Retired textiles merchant Philip Bull mistakenly pressed the accelerator of his automatic transmission Ford Focus instead of the brake after he dropped off his infirm wife for a hospital appointment.
He lost control of the vehicle as it reversed in an arc and hit a metal bollard before it collided with Clare Haslam, 44, and Deborah Clifton, 49, who were both pronounced dead shortly after the incident at Withington Community Hospital on the afternoon of March 7.
Bull pleaded guilty at an earlier hearing to two counts of causing death by dangerous driving and was said to be "hugely remorseful".
His barrister, Richard Vardon, had argued the circumstances of the tragic case were "exceptional" and could lead the judge to impose a suspended sentence.
For more than a decade the defendant had been the carer for his wife of 65 years, Audrey, 87, who had a number of health problems including Alzheimer's disease, he said.
He said Mrs Bull could not be cared for at home without the defendant and she would have to be rehoused.
Imposing a two-year jail term, suspended for the same period, Judge Martin Walsh told the defendant: "After careful and considered reflection, I am satisfied that it is in the interests of justice for the sentence of imprisonment to be suspended, recognising as I do that this may be difficult to accept by some, if not all, of the family and friends of the deceased.
"In the light of their personal grief, such feelings may be understandable.
"This was, however, a piece of driving that occurred over a very short period of time.
"You made a genuine but catastrophic mistake.
"The consequences were unforeseen and completely unintended.
"I ask myself what would an immediate sentence of imprisonment achieve and whether immediate immediate imprisonment would be in the public interest?
"It will not serve as a deterrent to you or to others.
"It will not put right the harm that has been done.
"Whilst it would, of course, be a harsh punishment, the fact is that you will live for the rest of your life in the knowledge that your unintended actions on this occasion resulted in the deaths of two people.
"That is your burden to bear."
Some family members gasped in the public gallery as the judge announced the sentence was to be suspended, with several leaving the courtroom.
After sentencing, one man in the public gallery shouted "the justice system is shite", while a woman told relatives of Mr Bull: "I hope you dad lives a long time to regret this.

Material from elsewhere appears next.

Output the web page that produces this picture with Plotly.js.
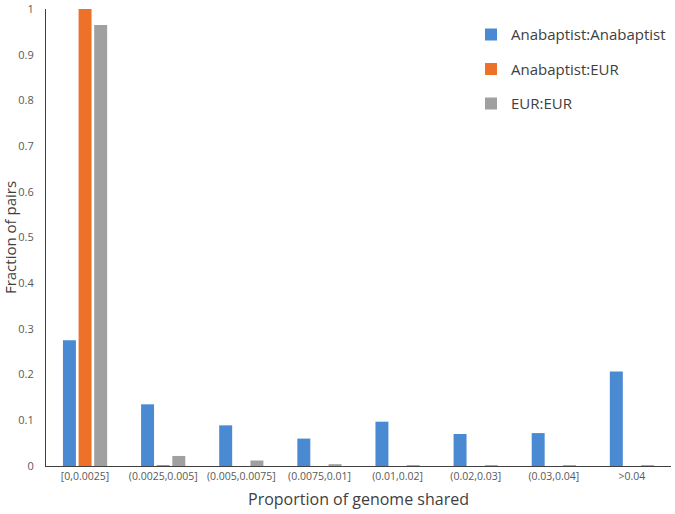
<!DOCTYPE html>
<html>
<head>
<meta charset="utf-8">
<script src="https://cdn.plot.ly/plotly-3.0.1.min.js"></script>
<style>html,body{margin:0;padding:0;background:#fff;}#chart{width:675px;height:514px;}</style>
</head>
<body>
<div id="chart"></div>
<script>
const categories = ["[0,0.0025]", "(0.0025,0.005]", "(0.005,0.0075]", "(0.0075,0.01]", "(0.01,0.02]", "(0.02,0.03]", "(0.03,0.04]", ">0.04"];
const anaAna = [0.275, 0.135, 0.089, 0.060, 0.097, 0.070, 0.072, 0.207];
const anaEur = [1.0, 0.002, 0.0, 0.0, 0.0, 0.0, 0.0, 0.0];
const eurEur = [0.965, 0.022, 0.012, 0.004, 0.002, 0.002, 0.002, 0.002];
const seriesNames = ["Anabaptist:Anabaptist", "Anabaptist:EUR", "EUR:EUR"];
const colors = ["#4A8AD3", "#ED7128", "#A0A0A0"];
const yTicks = [0, 0.1, 0.2, 0.3, 0.4, 0.5, 0.6, 0.7, 0.8, 0.9, 1];

const font = "Open Sans, Lato, sans-serif";
const data = [anaAna, anaEur, eurEur].map((v, i) => ({
  type: "bar", x: categories, y: v, name: seriesNames[i], legendgroup: "g" + i,
  marker: {color: colors[i], line: {width: 0}}
}));
const layout = {
  width: 675, height: 514,
  margin: {l: 46, r: 4, t: 9, b: 48},
  paper_bgcolor: "#fff", plot_bgcolor: "#fff",
  barmode: "group", bargap: 0.4, bargroupgap: 0.17,
  font: {family: font, color: "#595959", size: 11},
  xaxis: {
    type: "category", showgrid: false, zeroline: false,
    showline: true, linecolor: "#404040", linewidth: 1,
    ticks: "", tickfont: {size: 10.5, color: "#595959"},
    title: {text: "Proportion of genome shared", font: {size: 16, color: "#404040"}, standoff: 12}
  },
  yaxis: {
    range: [0, 1.0002], showgrid: false, zeroline: false,
    showline: true, linecolor: "#404040", linewidth: 1,
    ticks: "", tickvals: yTicks, ticktext: yTicks.map(String),
    ticklabeloverflow: "allow",
    tickfont: {size: 11, color: "#595959"}, ticklabelstandoff: 9,
    title: {text: "Fraction of pairs", font: {size: 15, color: "#404040"}, standoff: 6}
  },
  showlegend: true,
  legend: {
    x: 1, y: 0.98, xanchor: "right", yanchor: "top",
    font: {size: 15, color: "#404040"}, tracegroupgap: 12,
    itemwidth: 30, bgcolor: "rgba(0,0,0,0)"
  }
};
Plotly.newPlot("chart", data, layout, {displayModeBar: false, staticPlot: true});
</script>
</body>
</html>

"I hope he thinks about them every day."
Earlier the judge had told the court it was clear from "moving and eloquent" victim impact statements that the family and friends of both women had been "left devastated and bereft by the loss of their loved ones".
He added: "I want to make the obvious point that nothing that this court can do can put right the wrong, or restore the devastating loss that occurred.
"The sentence that this court imposes is not intended to and cannot ever reflect the value of the lives lost."